Second, although sanctions have caused serious economic dislocation for the people of Iran, there is little evidence that economic sanctions force governments to change their national strategy. People starved in North Korea, while the well-fed Kim Jong-Un’s nuclear and missile programs continued apace, shipping in new, illegal, weapons and threatening neighbors. The Castro brothers have never missed even a cigar after decades of U.S. sanctions. Saddam and his sons lived palatial splendor even as the UN reported that 60,000 Iraqi children died annually as a result of sanctions-related medical and nutritional problems. And Russia, China, India and seven other countries have U.S.-supplied waivers on the purchase of Iranian oil, helping to provide Islamic Republic with hard currency.

Iran’s nuclear program is outside UN inspection.
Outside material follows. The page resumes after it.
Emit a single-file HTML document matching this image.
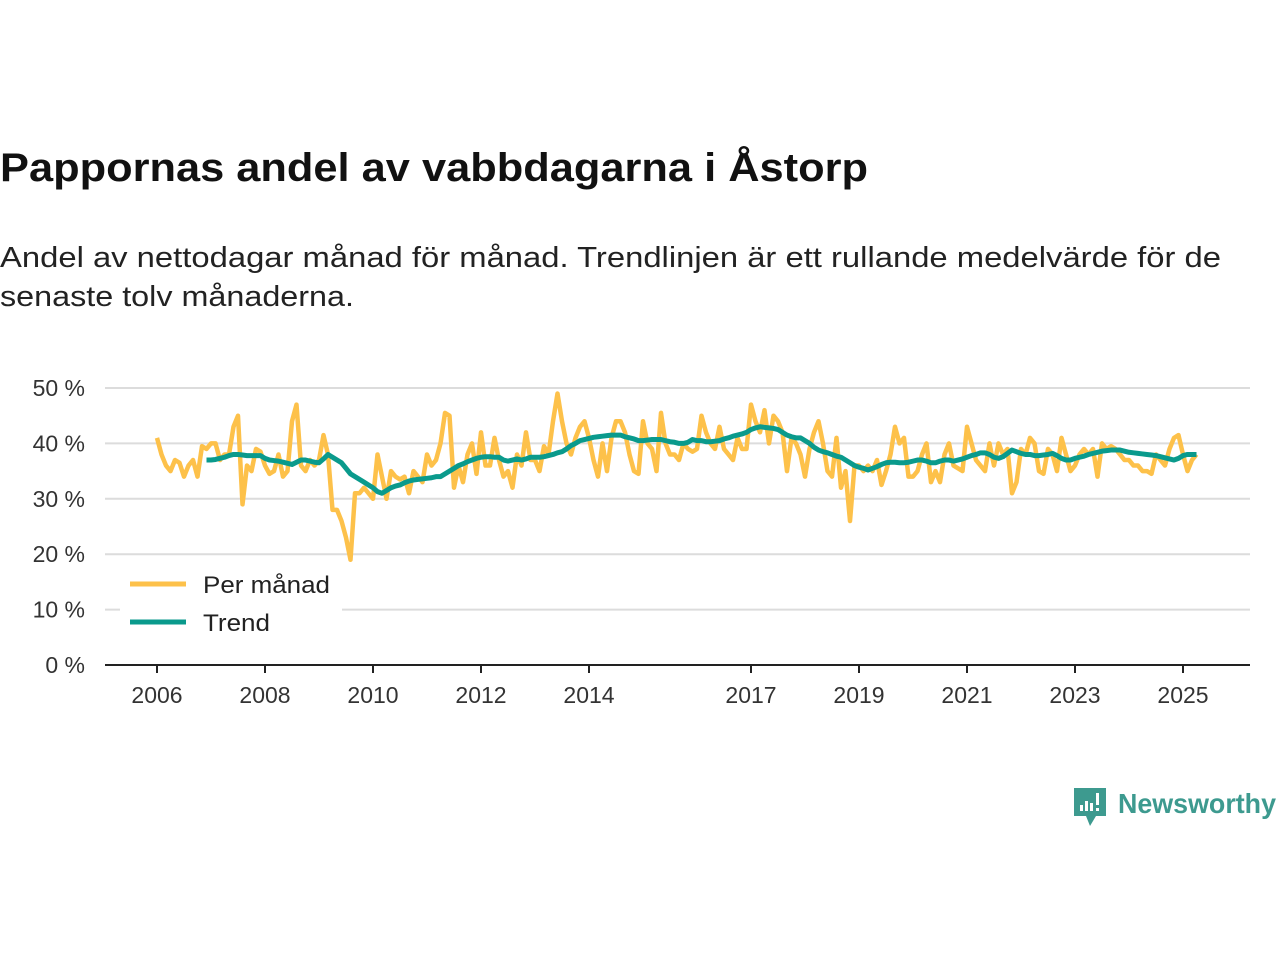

Iranian “advisors,” money and weapons make it party to the monstrous violence against civilians in Syria. It threatens the West with war and Israel with eradication both directly and with financial and military support to Hamas and Hezb’allah. Domestically, Iran has the world’s second-highest (to China) capital punishment, including dozens of public hangings. Homosexual sex and adultery (based on men’s testimony alone) are punishable by death, and women are subject to assault by “modesty police.” Demonstrators have been shot in the streets.

Iran’s interest in Western standards of law and justice goes no farther than its interest in using our laws against us. For those who believe — or hope — that economic sanctions can cripple the Mullah’s race toward nuclear capability and possibly even aid in the regime’s demise, it is disheartening to find European courts apparently neutral between the West and those who wage war upon it.